# Data shown
----

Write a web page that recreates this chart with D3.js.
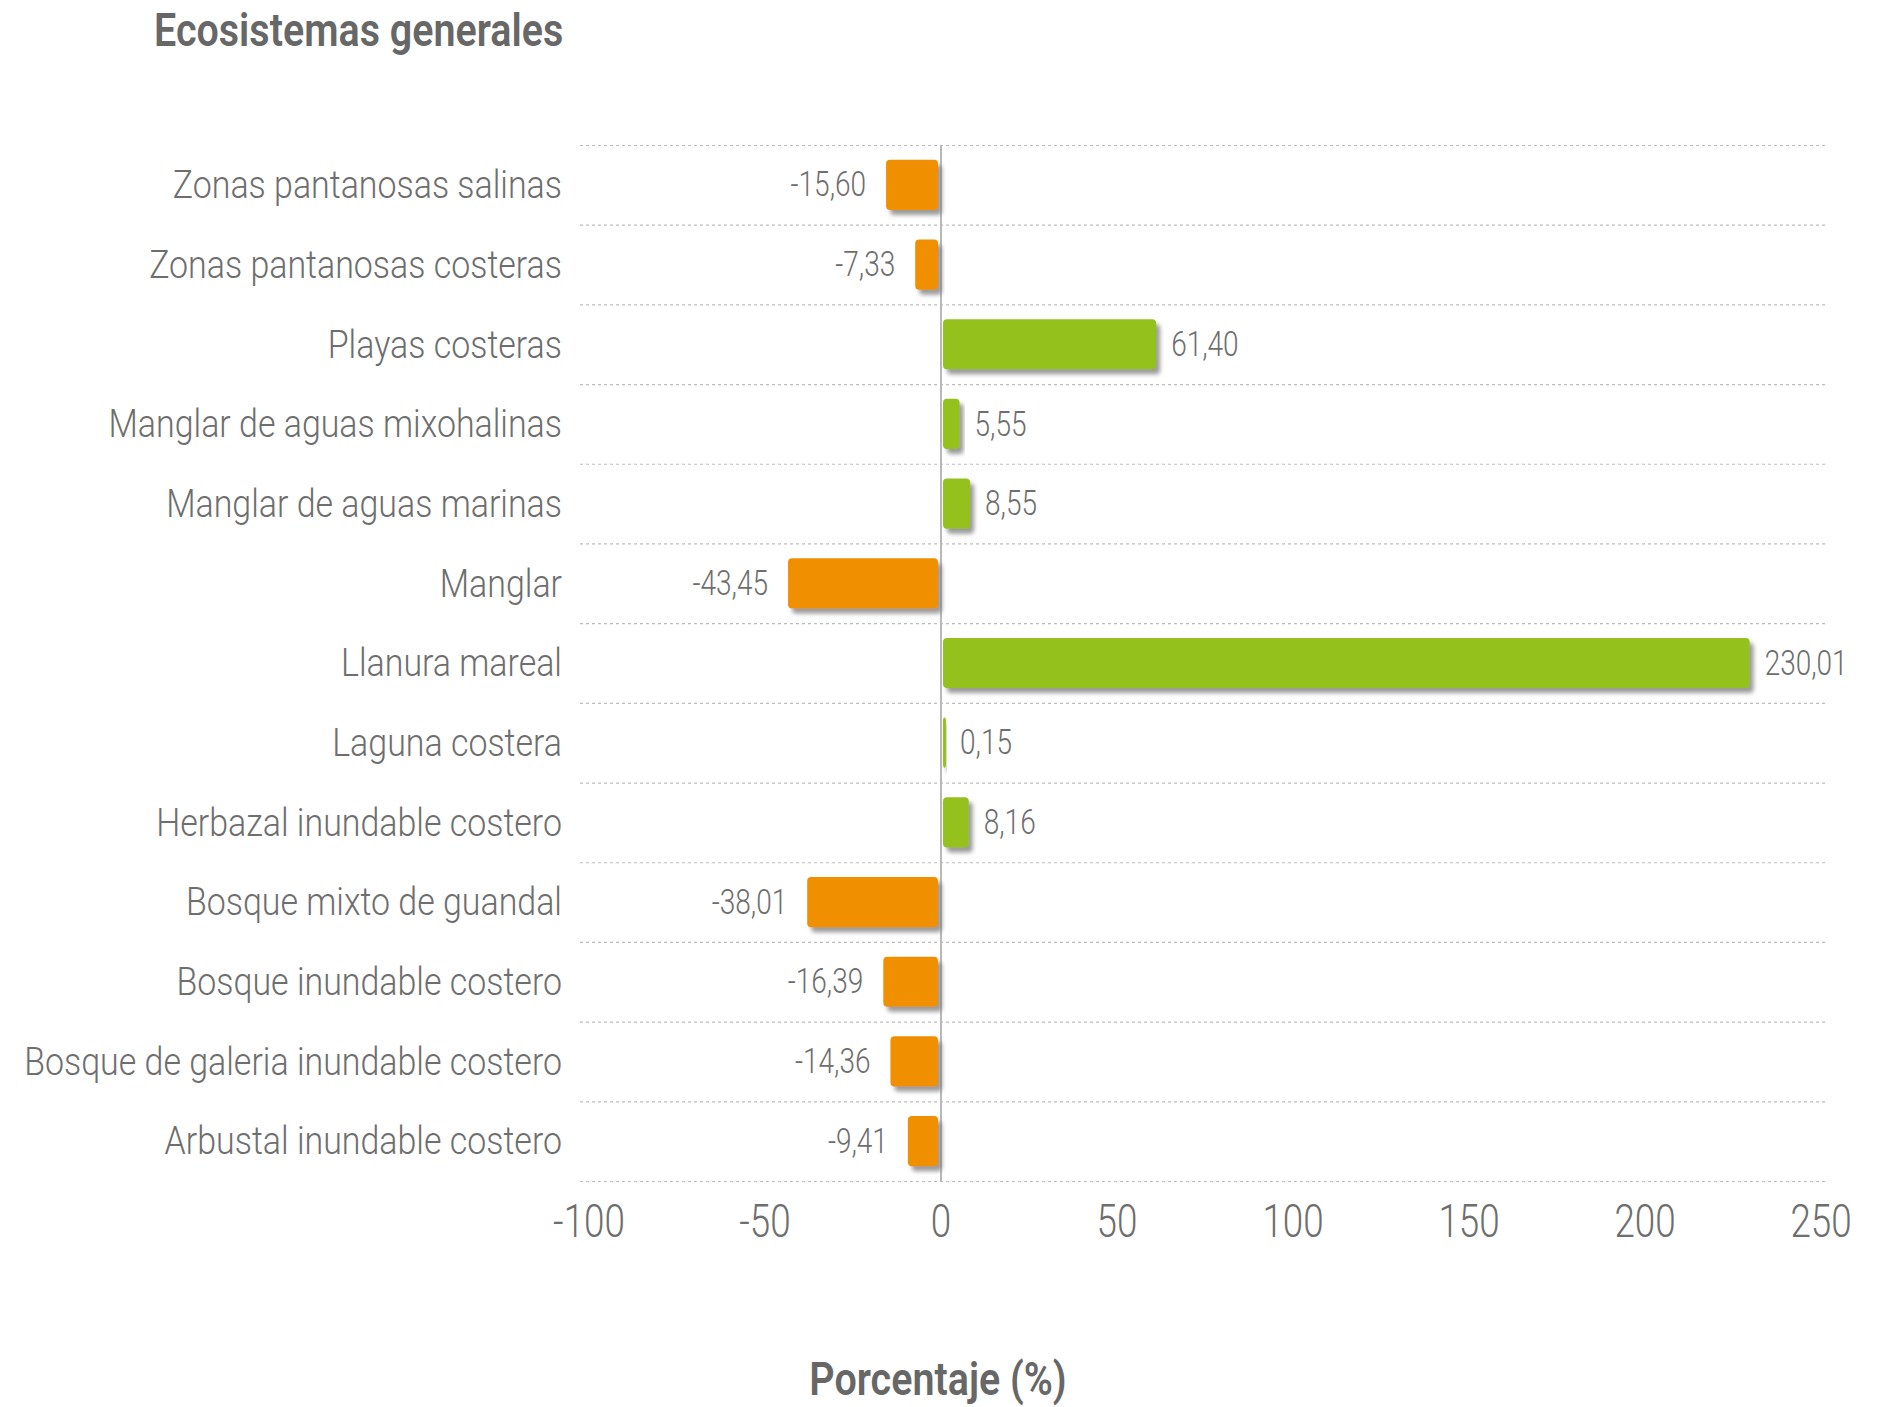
<!DOCTYPE html>
<html>
<head>
<meta charset="utf-8">
<script src="https://cdn.jsdelivr.net/npm/d3@7"></script>
<style>
  html, body { margin: 0; padding: 0; background: #ffffff; }
  svg { display: block; }
  text { font-family: Roboto, "Noto Sans", sans-serif; }
</style>
</head>
<body>
<svg id="chart" width="1877" height="1407"></svg>
<script>
// Ecosystem categories, top to bottom
const categories = [
  "Zonas pantanosas salinas",
  "Zonas pantanosas costeras",
  "Playas costeras",
  "Manglar de aguas mixohalinas",
  "Manglar de aguas marinas",
  "Manglar",
  "Llanura mareal",
  "Laguna costera",
  "Herbazal inundable costero",
  "Bosque mixto de guandal",
  "Bosque inundable costero",
  "Bosque de galeria inundable costero",
  "Arbustal inundable costero"
];

// Percentage change per ecosystem
const values = [-15.60, -7.33, 61.40, 5.55, 8.55, -43.45, 230.01, 0.15, 8.16, -38.01, -16.39, -14.36, -9.41];

// X axis tick values
const xTicks = [-100, -50, 0, 50, 100, 150, 200, 250];

const titleText = "Ecosistemas generales";
const axisTitle = "Porcentaje (%)";

const svg = d3.select("#chart");
const textColor = "#6e6e6e";

const plot = { left: 580, right: 1828, top: 145, bottom: 1181 };

const x = d3.scaleLinear().domain([-100, 250]).range([589, 1821]);
const y = d3.scaleBand().domain(categories).range([plot.top, plot.bottom]).paddingInner(0.37).paddingOuter(0.185);
const rowScale = d3.scaleBand().domain(categories).range([plot.top, plot.bottom]);

// decimal comma, plain hyphen for negatives
const fmt = v => d3.format(".2f")(v).replace(".", ",").replace("\u2212", "-");

// drop shadow for bars
const defs = svg.append("defs");
const f = defs.append("filter").attr("id", "shadow").attr("x", "-20%").attr("y", "-20%").attr("width", "150%").attr("height", "150%");
f.append("feDropShadow").attr("dx", 4).attr("dy", 5).attr("stdDeviation", 2.2)
  .attr("flood-color", "#7a7a7a").attr("flood-opacity", 0.75);

// helper: horizontally squeezed text for a condensed look
function label(g, px, py, str, opts) {
  return g.append("g").attr("transform", `translate(${px},${py}) scale(${opts.sx || 0.8},1)`)
    .append("text")
    .attr("x", 0).attr("y", 0)
    .attr("fill", opts.fill || textColor)
    .attr("font-size", opts.size)
    .attr("font-weight", opts.weight || 300)
    .attr("text-anchor", opts.anchor || "start")
    .attr("dominant-baseline", opts.baseline || "central")
    .text(str);
}

// horizontal dashed gridlines at row boundaries
const gridYs = categories.map(c => rowScale(c)).concat([plot.bottom]);
svg.append("g").selectAll("line").data(gridYs).join("line")
  .attr("x1", plot.left).attr("x2", plot.right)
  .attr("y1", d => d + 0.5).attr("y2", d => d + 0.5)
  .attr("stroke", "#bdbdbd").attr("stroke-width", 1.2)
  .attr("stroke-dasharray", "3,3");

// zero line
svg.append("line")
  .attr("x1", x(0)).attr("x2", x(0))
  .attr("y1", plot.top).attr("y2", plot.bottom)
  .attr("stroke", "#b8b8b8").attr("stroke-width", 2);

// bars
const bars = svg.append("g");
bars.selectAll("rect").data(values).join("rect")
  .attr("x", d => d < 0 ? x(d) : x(0) + 2)
  .attr("width", d => Math.max(3, Math.abs(x(d) - x(0)) - 3))
  .attr("y", (d, i) => y(categories[i]))
  .attr("height", y.bandwidth())
  .attr("rx", 4).attr("ry", 4)
  .attr("fill", d => d < 0 ? "#f09000" : "#95c11f")
  .attr("filter", "url(#shadow)");

// value labels
const vl = svg.append("g");
values.forEach((v, i) => {
  const cy = y(categories[i]) + y.bandwidth() / 2;
  if (v < 0) {
    label(vl, x(v) - 20, cy, fmt(v), { size: 35, anchor: "end" });
  } else {
    label(vl, Math.max(x(v), x(0) + 5) + 14, cy, fmt(v), { size: 35, anchor: "start" });
  }
});

// category labels
const cl = svg.append("g");
categories.forEach(c => {
  label(cl, 562, rowScale(c) + rowScale.bandwidth() / 2, c, { size: 39, anchor: "end", sx: 0.87 });
});

// x tick labels
const xl = svg.append("g");
xTicks.forEach(t => {
  label(xl, x(t), 1221, String(t), { size: 46, anchor: "middle" });
});

// title
label(svg, 154, 30, titleText, { size: 47, weight: 600, anchor: "start", fill: "#676767", sx: 0.84 });

// axis title
label(svg, 938, 1379, axisTitle, { size: 47, weight: 600, anchor: "middle", fill: "#676767", sx: 0.84 });
</script>
</body>
</html>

----

Word for word, quote the lines above. Omit the pictures.

Write a web page that recreates this chart with D3.js.
<!DOCTYPE html>
<html>
<head>
<meta charset="utf-8">
<script src="https://cdn.jsdelivr.net/npm/d3@7"></script>
<style>
  html, body { margin: 0; padding: 0; background: #ffffff; }
  svg { display: block; }
  text { font-family: Roboto, "Noto Sans", sans-serif; }
</style>
</head>
<body>
<svg id="chart" width="1877" height="1407"></svg>
<script>
// Ecosystem categories, top to bottom
const categories = [
  "Zonas pantanosas salinas",
  "Zonas pantanosas costeras",
  "Playas costeras",
  "Manglar de aguas mixohalinas",
  "Manglar de aguas marinas",
  "Manglar",
  "Llanura mareal",
  "Laguna costera",
  "Herbazal inundable costero",
  "Bosque mixto de guandal",
  "Bosque inundable costero",
  "Bosque de galeria inundable costero",
  "Arbustal inundable costero"
];

// Percentage change per ecosystem
const values = [-15.60, -7.33, 61.40, 5.55, 8.55, -43.45, 230.01, 0.15, 8.16, -38.01, -16.39, -14.36, -9.41];

// X axis tick values
const xTicks = [-100, -50, 0, 50, 100, 150, 200, 250];

const titleText = "Ecosistemas generales";
const axisTitle = "Porcentaje (%)";

const svg = d3.select("#chart");
const textColor = "#6e6e6e";

const plot = { left: 580, right: 1828, top: 145, bottom: 1181 };

const x = d3.scaleLinear().domain([-100, 250]).range([589, 1821]);
const y = d3.scaleBand().domain(categories).range([plot.top, plot.bottom]).paddingInner(0.37).paddingOuter(0.185);
const rowScale = d3.scaleBand().domain(categories).range([plot.top, plot.bottom]);

// decimal comma, plain hyphen for negatives
const fmt = v => d3.format(".2f")(v).replace(".", ",").replace("\u2212", "-");

// drop shadow for bars
const defs = svg.append("defs");
const f = defs.append("filter").attr("id", "shadow").attr("x", "-20%").attr("y", "-20%").attr("width", "150%").attr("height", "150%");
f.append("feDropShadow").attr("dx", 4).attr("dy", 5).attr("stdDeviation", 2.2)
  .attr("flood-color", "#7a7a7a").attr("flood-opacity", 0.75);

// helper: horizontally squeezed text for a condensed look
function label(g, px, py, str, opts) {
  return g.append("g").attr("transform", `translate(${px},${py}) scale(${opts.sx || 0.8},1)`)
    .append("text")
    .attr("x", 0).attr("y", 0)
    .attr("fill", opts.fill || textColor)
    .attr("font-size", opts.size)
    .attr("font-weight", opts.weight || 300)
    .attr("text-anchor", opts.anchor || "start")
    .attr("dominant-baseline", opts.baseline || "central")
    .text(str);
}

// horizontal dashed gridlines at row boundaries
const gridYs = categories.map(c => rowScale(c)).concat([plot.bottom]);
svg.append("g").selectAll("line").data(gridYs).join("line")
  .attr("x1", plot.left).attr("x2", plot.right)
  .attr("y1", d => d + 0.5).attr("y2", d => d + 0.5)
  .attr("stroke", "#bdbdbd").attr("stroke-width", 1.2)
  .attr("stroke-dasharray", "3,3");

// zero line
svg.append("line")
  .attr("x1", x(0)).attr("x2", x(0))
  .attr("y1", plot.top).attr("y2", plot.bottom)
  .attr("stroke", "#b8b8b8").attr("stroke-width", 2);

// bars
const bars = svg.append("g");
bars.selectAll("rect").data(values).join("rect")
  .attr("x", d => d < 0 ? x(d) : x(0) + 2)
  .attr("width", d => Math.max(3, Math.abs(x(d) - x(0)) - 3))
  .attr("y", (d, i) => y(categories[i]))
  .attr("height", y.bandwidth())
  .attr("rx", 4).attr("ry", 4)
  .attr("fill", d => d < 0 ? "#f09000" : "#95c11f")
  .attr("filter", "url(#shadow)");

// value labels
const vl = svg.append("g");
values.forEach((v, i) => {
  const cy = y(categories[i]) + y.bandwidth() / 2;
  if (v < 0) {
    label(vl, x(v) - 20, cy, fmt(v), { size: 35, anchor: "end" });
  } else {
    label(vl, Math.max(x(v), x(0) + 5) + 14, cy, fmt(v), { size: 35, anchor: "start" });
  }
});

// category labels
const cl = svg.append("g");
categories.forEach(c => {
  label(cl, 562, rowScale(c) + rowScale.bandwidth() / 2, c, { size: 39, anchor: "end", sx: 0.87 });
});

// x tick labels
const xl = svg.append("g");
xTicks.forEach(t => {
  label(xl, x(t), 1221, String(t), { size: 46, anchor: "middle" });
});

// title
label(svg, 154, 30, titleText, { size: 47, weight: 600, anchor: "start", fill: "#676767", sx: 0.84 });

// axis title
label(svg, 938, 1379, axisTitle, { size: 47, weight: 600, anchor: "middle", fill: "#676767", sx: 0.84 });
</script>
</body>
</html>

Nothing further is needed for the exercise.